Summary
Treatment options for locally advanced rectal cancer include chemotherapy, surgery, and radiation therapy. It is not known if adding oxaliplatin to capecitabine would increase the efficacy of chemotherapy for patients with locally advanced rectal cancer. This article reports the disease-free survival (DFS) results from the interim analysis of Chemotherapy and Radiation Therapy Before Surgery Followed by Capecitabine With or Without Oxaliplatin in Treating Patients With Locally Advanced Rectal Cancer [PETACC-6; NCT00766155].

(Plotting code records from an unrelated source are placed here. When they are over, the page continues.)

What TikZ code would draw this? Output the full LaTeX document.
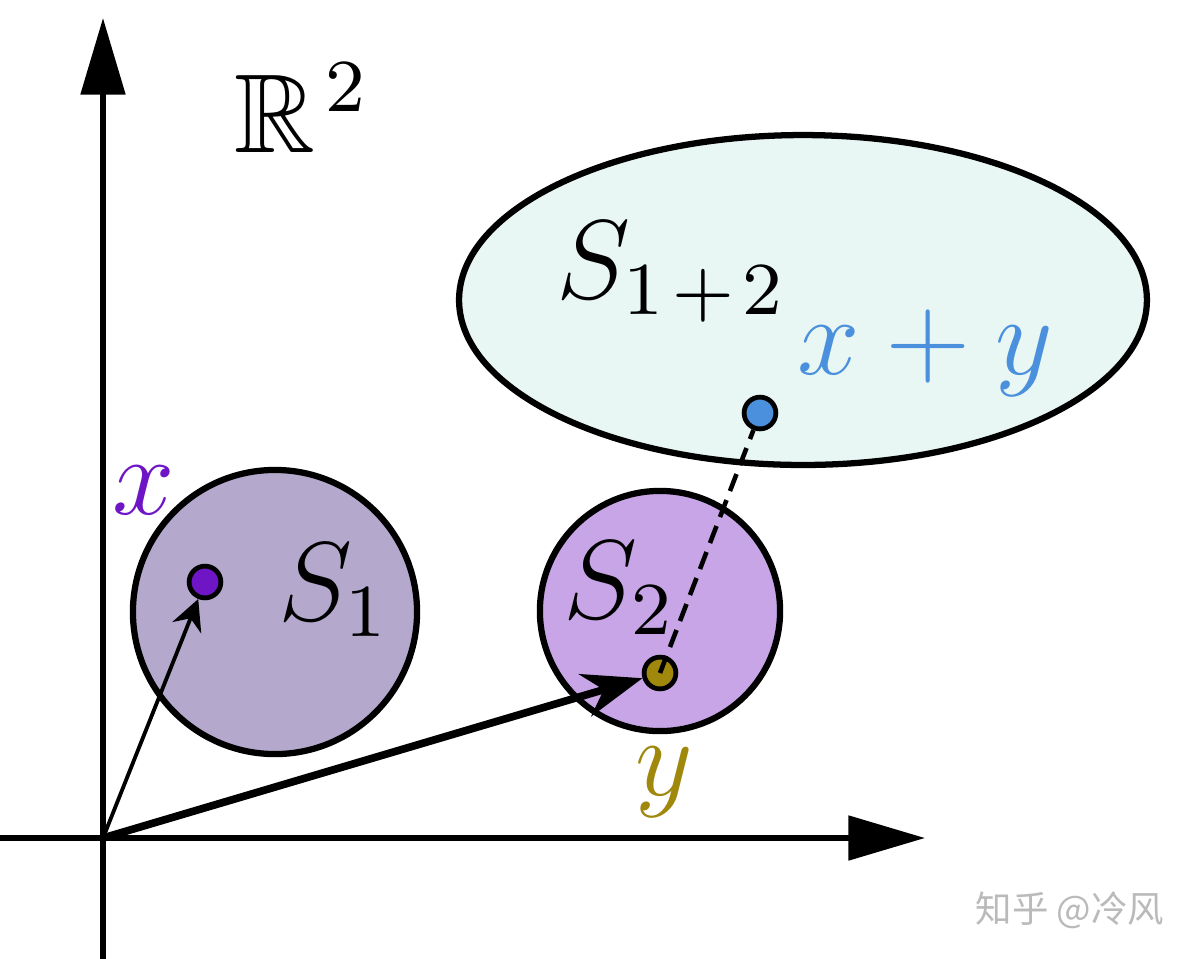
\documentclass[tikz,border=0pt]{standalone}
\usepackage{amssymb}
\usepackage{fontspec}
\newfontfamily\cjk{Noto Sans CJK SC}
\usetikzlibrary{arrows.meta,shapes.geometric}
\definecolor{sonefill}{RGB}{180,169,205}
\definecolor{stwofill}{RGB}{200,165,230}
\definecolor{ellfill}{RGB}{232,246,244}
\definecolor{xcol}{RGB}{110,22,198}
\definecolor{bcol}{RGB}{74,144,220}
\definecolor{ycol}{RGB}{160,136,12}
\tikzset{
  region/.style={draw=black, line width=0.67pt, inner sep=0pt},
  dotnode/.style={circle, draw=black, line width=0.51pt, minimum size=3.4pt, inner sep=0pt},
  lbl/.style={inner sep=0pt, outer sep=0pt, font=\fontsize{12}{14}\selectfont},
  axisline/.style={line width=0.58pt, -{Triangle[length=8.2pt, width=4.7pt]}},
  thinvec/.style={line width=0.41pt, -{Stealth[length=3.3pt, width=3.3pt]}},
  thickvec/.style={line width=0.82pt, -{Stealth[length=6.4pt, width=4.7pt]}},
  dashline/.style={line width=0.49pt, dash pattern=on 1.95pt off 1.03pt}
}
\begin{document}
\begin{tikzpicture}[x=0.107pt, y=-0.107pt]
\useasboundingbox (0,0) rectangle (1193,958);
\fill[white] (0,0) rectangle (1193,958);
% regions
\node[region, ellipse, fill=ellfill, minimum width=73.6pt, minimum height=35.3pt] (s12) at (803,300) {};
\node[region, circle, fill=sonefill, minimum size=30.4pt] (s1) at (275,612) {};
\node[region, circle, fill=stwofill, minimum size=25.7pt] (s2) at (660,611) {};
% axes
\coordinate (O) at (103,838);
\coordinate (ybot) at (103,962);
\coordinate (ytop) at (103,18);
\coordinate (xleft) at (-4,838);
\coordinate (xright) at (925,838);
\draw[axisline] (ybot) -- (ytop);
\draw[axisline] (xleft) -- (xright);
% points
\node[dotnode, fill=xcol] (xd) at (205,582) {};
\node[dotnode, fill=ycol] (yd) at (660,673) {};
\node[dotnode, fill=bcol] (bd) at (760,413) {};
% vectors
\draw[thinvec] (O) -- (xd);
\draw[thickvec] (O) -- (yd);
\draw[dashline] (yd.center) -- (bd);
% labels
\node[lbl, anchor=base west] (r2) at (235,152) {$\mathbb{R}^{\kern1pt 2}$};
\node[lbl, anchor=base west] (s1l) at (278,620) {$S_1$};
\node[lbl, anchor=base west] (s2l) at (564,618) {$S_2$};
\node[lbl, anchor=base west] (s12l) at (556,298) {$S_{1\mkern2mu+\mkern2mu2}$};
\node[lbl, anchor=base west, text=bcol] (xyl) at (798,374) {$x+y$};
\node[lbl, anchor=base, text=xcol] (xl) at (144,514) {$x$};
\node[lbl, anchor=base, text=ycol] (yl) at (664,795) {$y$};
\node[inner sep=0pt, font=\cjk\fontsize{3.9}{4}\selectfont, text=black!27] (wm) at (1070,910) {知乎 @冷风};
\end{tikzpicture}
\end{document}
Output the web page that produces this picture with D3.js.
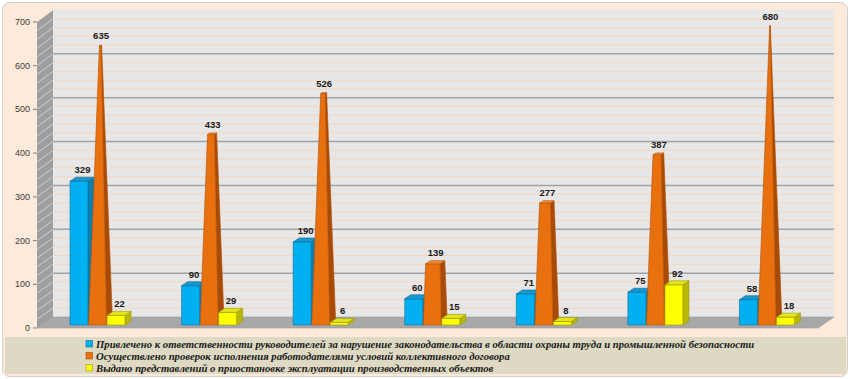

- Gastrointestinal Cancers
- Reproductive Cancers Clinical Trials
- Gastrointestinal Cancers
- Reproductive Cancers Clinical Trials
Treatment options for locally advanced rectal cancer include chemotherapy, surgery, and radiation therapy. It is not known if adding oxaliplatin to capecitabine would increase the efficacy of chemotherapy for patients with locally advanced rectal cancer. Hans-Joachim Schmoll, MD, PhD, Martin Luther University Halle-Wittenberg, Halle, Germany, reported the disease-free survival (DFS) results from the interim analysis of Chemotherapy and Radiation Therapy Before Surgery Followed by Capecitabine With or Without Oxaliplatin in Treating Patients With Locally Advanced Rectal Cancer [PETACC-6; NCT00766155].
PETACC-6 is a randomized, Phase 3 trial to determine if the addition of oxaliplatin to preoperative oral fluoropyrimidine-based chemoradiation (CRT) followed by postoperative adjuvant fluoropyrimidine-based chemotherapy (CT) improves DFS in patients with locally advanced rectal adenocarcinoma [Schmoll HJ et al. Ann Oncol 2014 (abstr O-0017)]. PETACC-6 enrolled 1094 patients with rectal adenocarcinoma within 12 cm from the anal verge that was T3 or T4 and/or node-positive, nonmetastatic, and either resectable at the time of enrollment or expected to become resectable. Patients were randomly assigned 1:1 to receive 5 weeks of preoperative CRT with capecitabine, followed by 6 cycles of adjuvant CT with capecitabine (arm 1) or capecitabine plus oxaliplatin (arm 2) before and after surgery.
DFS was defined as the time from random assignment to the first event of loco-regional failure, distant failure, the appearance of a secondary cancer, or death. Unresectable tumors or distant metastases that were discovered at surgery were deemed failures at the time of surgery. To detect an increase in 3-year DFS with 80% power from 65% with capecitabine alone to 72% with capecitabine plus oxaliplatin (HR, .763) using a 2-sided alpha of 5%, 440 events were required; an interim analysis for early efficacy required 200 events.
Of the 547 patients in each arm, 543 in arm 1 and 528 in arm 2 began preoperative treatment (3 patients in arm 2 did not receive oxaliplatin); of these patients, 420 (77.3%) in arm 1 and 381 (72.6%) in arm 2 began postoperative chemotherapy per protocol. In arm 2, 45 patients (11.8%) did not receive postoperative oxaliplatin. Reasons for treatment discontinuation included progressive disease (3.9% in arm 1 vs 3.8% in arm 2), toxicity (7.7% vs 16.5%), complications of surgery (8.7% vs 9.1%), and patient refusal (5.9% vs 10.8%).
At the planned interim analysis, with a median follow-up of 31 months, there were 124 DFS events in arm 1 and 121 DFS events in arm 2 (adjusted HR, 1.036; 95% CI, 0.806 to 1.331; p = .781). The 3-year DFS in arm 1 was 74.5% (95% CI, 70.1% to 78.3%), which was higher than anticipated. The 3-year DFS in arm 2 was 73.9% (95% CI, 69.5% to 77.8%). The conditional power for the HR of 0.763 was only 7%. With 245 DFS events at 31 months of follow-up, another 2 years of follow-up is estimated for accumulation of the required 440 events.
At the interim analysis, adding oxaliplatin to preoperative capecitabine-based CRT and postoperative adjuvant CT did not result in a DFS benefit for patients with locally advanced rectal adenocarcinoma.